▶ [Problem to work on]:
Extract the run of lines that starts at the top of the records below and ends at the line with "return H - y", keeping both ends and excluding pictures.

********************

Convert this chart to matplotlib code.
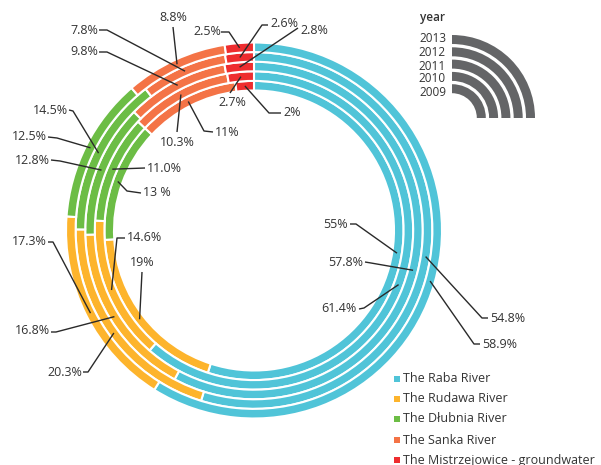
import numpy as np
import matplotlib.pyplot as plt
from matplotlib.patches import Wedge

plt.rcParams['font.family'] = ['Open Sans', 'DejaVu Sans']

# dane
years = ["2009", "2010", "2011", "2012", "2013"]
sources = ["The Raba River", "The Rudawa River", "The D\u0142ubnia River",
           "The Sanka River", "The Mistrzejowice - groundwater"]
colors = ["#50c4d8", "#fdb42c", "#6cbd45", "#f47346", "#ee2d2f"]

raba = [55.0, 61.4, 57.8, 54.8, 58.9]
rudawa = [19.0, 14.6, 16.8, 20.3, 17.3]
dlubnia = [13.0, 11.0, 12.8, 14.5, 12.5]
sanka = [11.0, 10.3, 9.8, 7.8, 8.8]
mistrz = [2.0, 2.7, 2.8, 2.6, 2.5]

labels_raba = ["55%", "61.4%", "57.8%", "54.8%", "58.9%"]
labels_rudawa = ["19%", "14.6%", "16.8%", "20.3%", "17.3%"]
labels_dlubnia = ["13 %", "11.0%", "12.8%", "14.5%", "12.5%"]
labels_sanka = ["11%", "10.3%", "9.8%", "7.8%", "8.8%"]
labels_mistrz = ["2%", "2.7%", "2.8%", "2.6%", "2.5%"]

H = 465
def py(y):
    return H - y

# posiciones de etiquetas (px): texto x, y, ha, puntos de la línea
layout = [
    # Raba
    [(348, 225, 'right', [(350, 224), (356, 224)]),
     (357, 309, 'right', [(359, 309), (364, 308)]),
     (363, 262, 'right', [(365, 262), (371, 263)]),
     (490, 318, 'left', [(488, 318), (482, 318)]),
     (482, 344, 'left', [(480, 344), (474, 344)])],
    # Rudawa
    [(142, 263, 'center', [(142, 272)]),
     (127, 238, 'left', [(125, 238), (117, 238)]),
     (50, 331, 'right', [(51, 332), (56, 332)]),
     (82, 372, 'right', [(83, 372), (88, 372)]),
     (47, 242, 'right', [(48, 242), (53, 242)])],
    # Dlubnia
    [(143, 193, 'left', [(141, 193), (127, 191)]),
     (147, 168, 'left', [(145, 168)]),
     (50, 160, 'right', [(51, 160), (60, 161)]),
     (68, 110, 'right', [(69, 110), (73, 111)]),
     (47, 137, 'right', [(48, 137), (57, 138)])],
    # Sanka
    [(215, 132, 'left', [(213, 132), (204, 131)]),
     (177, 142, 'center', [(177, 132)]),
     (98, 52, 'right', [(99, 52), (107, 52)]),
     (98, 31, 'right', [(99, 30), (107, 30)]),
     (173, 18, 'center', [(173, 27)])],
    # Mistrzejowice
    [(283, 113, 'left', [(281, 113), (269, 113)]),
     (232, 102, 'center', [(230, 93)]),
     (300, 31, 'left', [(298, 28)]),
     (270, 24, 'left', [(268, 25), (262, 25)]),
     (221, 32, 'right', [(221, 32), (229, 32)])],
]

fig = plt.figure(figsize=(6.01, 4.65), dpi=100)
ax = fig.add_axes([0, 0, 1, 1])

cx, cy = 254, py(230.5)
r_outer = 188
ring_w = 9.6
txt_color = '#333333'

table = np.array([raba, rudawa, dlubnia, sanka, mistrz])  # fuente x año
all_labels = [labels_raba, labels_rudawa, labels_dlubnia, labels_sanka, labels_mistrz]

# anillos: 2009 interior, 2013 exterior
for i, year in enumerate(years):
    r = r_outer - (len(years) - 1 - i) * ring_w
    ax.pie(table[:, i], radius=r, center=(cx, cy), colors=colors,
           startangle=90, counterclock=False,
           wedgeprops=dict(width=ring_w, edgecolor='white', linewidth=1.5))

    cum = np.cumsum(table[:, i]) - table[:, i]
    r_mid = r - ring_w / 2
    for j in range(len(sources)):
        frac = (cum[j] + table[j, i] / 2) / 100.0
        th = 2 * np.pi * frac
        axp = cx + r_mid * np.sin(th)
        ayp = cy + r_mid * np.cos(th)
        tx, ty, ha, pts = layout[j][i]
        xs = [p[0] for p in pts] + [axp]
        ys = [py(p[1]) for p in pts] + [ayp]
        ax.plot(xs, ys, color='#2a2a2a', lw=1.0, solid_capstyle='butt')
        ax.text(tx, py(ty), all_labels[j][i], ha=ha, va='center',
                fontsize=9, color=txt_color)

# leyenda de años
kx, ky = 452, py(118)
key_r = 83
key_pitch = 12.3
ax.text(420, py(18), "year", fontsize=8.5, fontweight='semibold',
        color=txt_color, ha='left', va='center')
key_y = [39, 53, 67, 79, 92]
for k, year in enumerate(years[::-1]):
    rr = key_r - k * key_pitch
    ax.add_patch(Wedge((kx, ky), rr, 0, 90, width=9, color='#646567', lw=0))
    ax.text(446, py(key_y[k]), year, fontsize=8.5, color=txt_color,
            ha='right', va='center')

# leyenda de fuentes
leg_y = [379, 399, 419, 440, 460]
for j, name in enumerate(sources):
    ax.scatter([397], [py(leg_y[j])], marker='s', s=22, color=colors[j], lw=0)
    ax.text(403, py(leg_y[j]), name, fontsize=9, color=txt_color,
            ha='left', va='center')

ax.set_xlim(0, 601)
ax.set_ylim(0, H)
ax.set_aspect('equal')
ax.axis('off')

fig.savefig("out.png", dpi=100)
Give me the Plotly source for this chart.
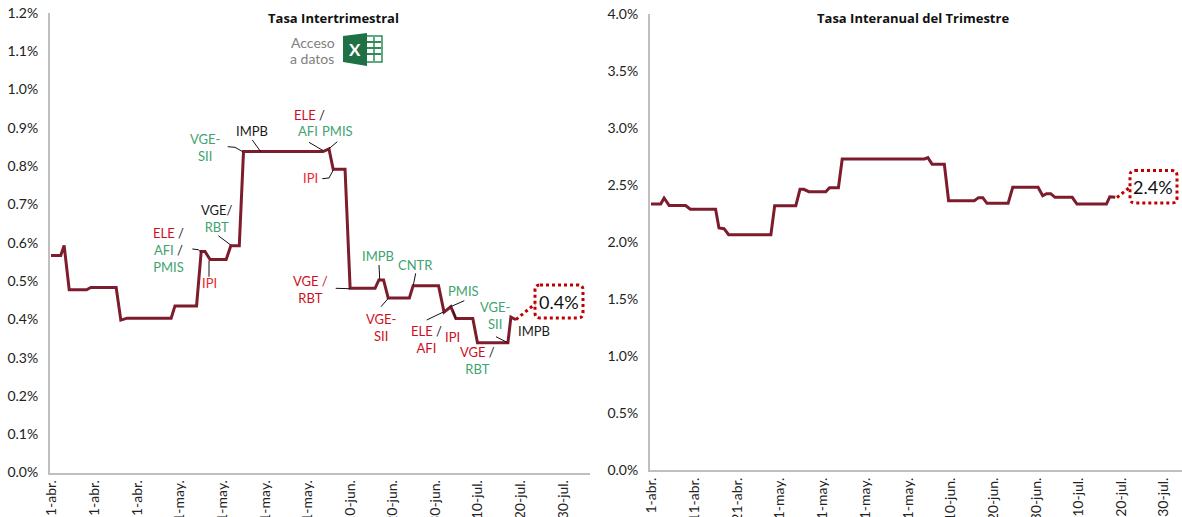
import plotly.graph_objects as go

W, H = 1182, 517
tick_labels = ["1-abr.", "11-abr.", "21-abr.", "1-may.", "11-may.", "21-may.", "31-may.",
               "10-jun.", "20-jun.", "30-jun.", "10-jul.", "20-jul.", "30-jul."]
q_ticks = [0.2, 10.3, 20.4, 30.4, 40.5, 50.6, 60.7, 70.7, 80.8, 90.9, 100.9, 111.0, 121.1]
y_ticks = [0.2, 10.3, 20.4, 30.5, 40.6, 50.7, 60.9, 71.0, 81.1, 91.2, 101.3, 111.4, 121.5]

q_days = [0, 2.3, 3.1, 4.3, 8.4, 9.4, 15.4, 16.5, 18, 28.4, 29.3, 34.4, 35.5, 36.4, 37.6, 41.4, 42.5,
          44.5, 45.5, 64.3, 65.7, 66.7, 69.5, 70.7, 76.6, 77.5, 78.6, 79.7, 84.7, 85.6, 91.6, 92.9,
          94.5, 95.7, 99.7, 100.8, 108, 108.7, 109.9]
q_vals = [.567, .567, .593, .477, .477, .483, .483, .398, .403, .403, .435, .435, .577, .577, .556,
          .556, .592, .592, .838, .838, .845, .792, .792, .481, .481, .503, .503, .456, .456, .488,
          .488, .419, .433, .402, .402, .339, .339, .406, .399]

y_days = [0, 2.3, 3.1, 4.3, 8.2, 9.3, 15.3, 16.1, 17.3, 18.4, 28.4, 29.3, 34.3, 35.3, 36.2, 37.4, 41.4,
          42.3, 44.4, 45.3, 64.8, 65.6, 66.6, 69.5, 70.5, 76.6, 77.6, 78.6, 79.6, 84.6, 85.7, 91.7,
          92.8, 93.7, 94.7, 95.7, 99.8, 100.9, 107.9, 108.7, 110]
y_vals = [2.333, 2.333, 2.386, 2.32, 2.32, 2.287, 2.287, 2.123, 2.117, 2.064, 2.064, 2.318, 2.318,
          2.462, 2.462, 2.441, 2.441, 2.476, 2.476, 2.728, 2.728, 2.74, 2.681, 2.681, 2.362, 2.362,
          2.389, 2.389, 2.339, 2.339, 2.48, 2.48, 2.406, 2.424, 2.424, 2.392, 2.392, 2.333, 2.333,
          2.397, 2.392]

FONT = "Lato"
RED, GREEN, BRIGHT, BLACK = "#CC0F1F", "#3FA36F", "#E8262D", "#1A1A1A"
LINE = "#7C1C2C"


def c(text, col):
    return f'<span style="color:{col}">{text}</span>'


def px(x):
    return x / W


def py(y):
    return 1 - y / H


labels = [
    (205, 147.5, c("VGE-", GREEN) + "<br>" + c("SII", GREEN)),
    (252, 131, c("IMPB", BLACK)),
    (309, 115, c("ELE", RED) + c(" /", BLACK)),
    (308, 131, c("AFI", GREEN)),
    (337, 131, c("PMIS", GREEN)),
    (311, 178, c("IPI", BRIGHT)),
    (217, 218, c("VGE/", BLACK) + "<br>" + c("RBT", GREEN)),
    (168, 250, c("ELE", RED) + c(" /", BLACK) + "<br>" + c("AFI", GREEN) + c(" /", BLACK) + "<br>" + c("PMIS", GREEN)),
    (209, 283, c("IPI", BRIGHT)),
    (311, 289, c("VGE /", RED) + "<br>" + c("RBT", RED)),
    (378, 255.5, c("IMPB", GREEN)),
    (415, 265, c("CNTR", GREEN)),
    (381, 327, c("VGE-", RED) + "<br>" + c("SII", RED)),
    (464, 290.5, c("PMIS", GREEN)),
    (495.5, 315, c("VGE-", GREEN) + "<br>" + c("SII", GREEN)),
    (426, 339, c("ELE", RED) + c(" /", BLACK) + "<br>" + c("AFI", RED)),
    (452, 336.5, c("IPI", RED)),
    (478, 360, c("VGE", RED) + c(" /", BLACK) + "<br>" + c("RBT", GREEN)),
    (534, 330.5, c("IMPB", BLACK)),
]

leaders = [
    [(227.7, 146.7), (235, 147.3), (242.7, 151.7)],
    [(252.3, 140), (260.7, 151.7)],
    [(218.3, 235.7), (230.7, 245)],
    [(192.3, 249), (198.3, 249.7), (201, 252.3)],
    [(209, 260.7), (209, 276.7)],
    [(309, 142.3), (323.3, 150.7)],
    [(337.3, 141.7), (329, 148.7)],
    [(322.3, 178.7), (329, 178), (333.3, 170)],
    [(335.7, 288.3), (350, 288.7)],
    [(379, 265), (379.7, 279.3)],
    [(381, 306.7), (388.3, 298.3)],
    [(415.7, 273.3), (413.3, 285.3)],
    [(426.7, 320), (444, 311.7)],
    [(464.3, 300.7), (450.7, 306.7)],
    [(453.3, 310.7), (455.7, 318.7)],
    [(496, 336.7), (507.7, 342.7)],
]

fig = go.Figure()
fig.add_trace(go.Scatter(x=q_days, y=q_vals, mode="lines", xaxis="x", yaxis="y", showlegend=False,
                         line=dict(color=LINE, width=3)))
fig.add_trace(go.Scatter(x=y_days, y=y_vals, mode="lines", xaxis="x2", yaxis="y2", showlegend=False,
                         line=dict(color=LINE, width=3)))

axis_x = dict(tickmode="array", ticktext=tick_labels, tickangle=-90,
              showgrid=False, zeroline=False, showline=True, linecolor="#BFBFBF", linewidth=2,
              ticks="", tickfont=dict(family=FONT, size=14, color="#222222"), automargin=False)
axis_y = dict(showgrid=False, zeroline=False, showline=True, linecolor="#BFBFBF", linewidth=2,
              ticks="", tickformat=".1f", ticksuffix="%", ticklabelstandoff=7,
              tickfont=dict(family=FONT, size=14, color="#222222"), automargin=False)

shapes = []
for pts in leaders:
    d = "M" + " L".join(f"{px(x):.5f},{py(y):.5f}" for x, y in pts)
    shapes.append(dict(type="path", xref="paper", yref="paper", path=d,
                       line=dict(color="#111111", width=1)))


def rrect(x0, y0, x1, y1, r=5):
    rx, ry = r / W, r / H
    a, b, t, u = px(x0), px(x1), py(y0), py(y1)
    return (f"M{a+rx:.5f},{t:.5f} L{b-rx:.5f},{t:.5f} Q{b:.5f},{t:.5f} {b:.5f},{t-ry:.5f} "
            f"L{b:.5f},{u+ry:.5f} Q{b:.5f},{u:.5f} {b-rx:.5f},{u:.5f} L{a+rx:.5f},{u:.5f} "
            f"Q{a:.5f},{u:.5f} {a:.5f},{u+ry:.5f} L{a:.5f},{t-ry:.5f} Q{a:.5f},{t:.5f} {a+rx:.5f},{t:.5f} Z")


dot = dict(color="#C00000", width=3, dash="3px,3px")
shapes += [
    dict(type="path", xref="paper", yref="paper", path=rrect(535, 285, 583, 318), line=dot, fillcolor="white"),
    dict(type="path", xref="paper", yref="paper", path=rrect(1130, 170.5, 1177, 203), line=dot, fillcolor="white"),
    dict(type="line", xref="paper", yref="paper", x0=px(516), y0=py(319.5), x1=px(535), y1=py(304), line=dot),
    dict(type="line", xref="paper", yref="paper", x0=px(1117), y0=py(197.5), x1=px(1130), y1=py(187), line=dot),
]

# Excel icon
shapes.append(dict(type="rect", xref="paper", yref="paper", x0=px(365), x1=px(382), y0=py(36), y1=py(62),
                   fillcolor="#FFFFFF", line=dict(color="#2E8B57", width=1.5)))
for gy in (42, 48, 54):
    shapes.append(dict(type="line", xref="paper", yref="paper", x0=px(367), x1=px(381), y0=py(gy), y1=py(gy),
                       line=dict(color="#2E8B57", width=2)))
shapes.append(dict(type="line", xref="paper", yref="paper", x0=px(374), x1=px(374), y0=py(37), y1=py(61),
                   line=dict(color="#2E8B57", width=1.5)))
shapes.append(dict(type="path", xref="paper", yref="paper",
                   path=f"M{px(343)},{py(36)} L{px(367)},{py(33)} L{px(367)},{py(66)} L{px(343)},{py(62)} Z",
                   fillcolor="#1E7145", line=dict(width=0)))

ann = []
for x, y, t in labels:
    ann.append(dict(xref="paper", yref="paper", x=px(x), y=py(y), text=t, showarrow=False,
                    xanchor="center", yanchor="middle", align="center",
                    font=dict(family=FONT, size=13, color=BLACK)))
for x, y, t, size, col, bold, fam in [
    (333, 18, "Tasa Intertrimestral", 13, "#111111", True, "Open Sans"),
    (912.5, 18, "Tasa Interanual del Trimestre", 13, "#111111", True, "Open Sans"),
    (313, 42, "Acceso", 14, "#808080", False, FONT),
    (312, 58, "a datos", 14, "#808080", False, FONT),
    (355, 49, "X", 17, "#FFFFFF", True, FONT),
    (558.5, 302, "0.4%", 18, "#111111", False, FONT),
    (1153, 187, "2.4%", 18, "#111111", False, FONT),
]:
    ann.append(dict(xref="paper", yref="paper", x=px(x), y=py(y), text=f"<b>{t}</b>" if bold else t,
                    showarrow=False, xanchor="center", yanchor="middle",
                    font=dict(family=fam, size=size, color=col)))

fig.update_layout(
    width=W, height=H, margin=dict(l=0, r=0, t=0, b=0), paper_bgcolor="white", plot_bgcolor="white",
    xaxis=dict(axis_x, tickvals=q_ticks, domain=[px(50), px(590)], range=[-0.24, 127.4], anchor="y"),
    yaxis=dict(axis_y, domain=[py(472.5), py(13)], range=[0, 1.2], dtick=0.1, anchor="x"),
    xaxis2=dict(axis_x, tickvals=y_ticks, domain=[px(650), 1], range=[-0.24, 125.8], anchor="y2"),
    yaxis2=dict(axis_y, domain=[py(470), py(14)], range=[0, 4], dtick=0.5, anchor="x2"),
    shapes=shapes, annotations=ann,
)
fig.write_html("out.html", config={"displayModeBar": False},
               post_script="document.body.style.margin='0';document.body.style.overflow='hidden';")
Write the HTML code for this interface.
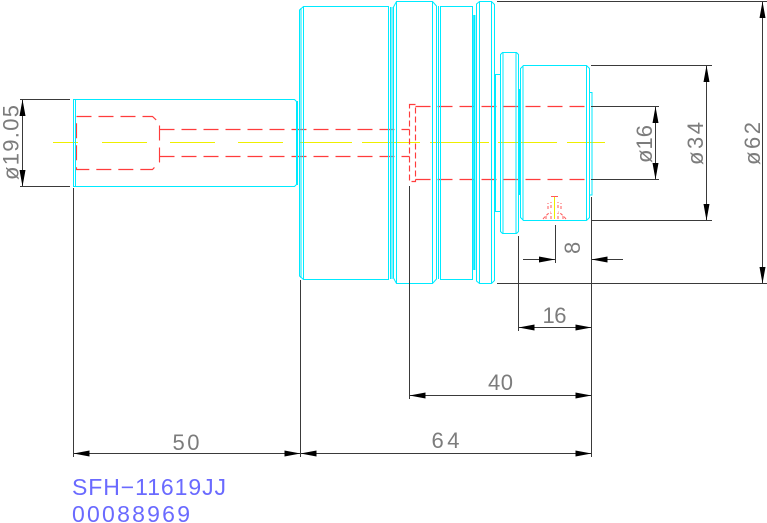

********************

▶ [Response to the task]:
Convert this chart to matplotlib code.
import numpy as np
import matplotlib.pyplot as plt
from matplotlib.patches import Wedge

plt.rcParams['font.family'] = ['Open Sans', 'DejaVu Sans']

# dane
years = ["2009", "2010", "2011", "2012", "2013"]
sources = ["The Raba River", "The Rudawa River", "The D\u0142ubnia River",
           "The Sanka River", "The Mistrzejowice - groundwater"]
colors = ["#50c4d8", "#fdb42c", "#6cbd45", "#f47346", "#ee2d2f"]

raba = [55.0, 61.4, 57.8, 54.8, 58.9]
rudawa = [19.0, 14.6, 16.8, 20.3, 17.3]
dlubnia = [13.0, 11.0, 12.8, 14.5, 12.5]
sanka = [11.0, 10.3, 9.8, 7.8, 8.8]
mistrz = [2.0, 2.7, 2.8, 2.6, 2.5]

labels_raba = ["55%", "61.4%", "57.8%", "54.8%", "58.9%"]
labels_rudawa = ["19%", "14.6%", "16.8%", "20.3%", "17.3%"]
labels_dlubnia = ["13 %", "11.0%", "12.8%", "14.5%", "12.5%"]
labels_sanka = ["11%", "10.3%", "9.8%", "7.8%", "8.8%"]
labels_mistrz = ["2%", "2.7%", "2.8%", "2.6%", "2.5%"]

H = 465
def py(y):
    return H - y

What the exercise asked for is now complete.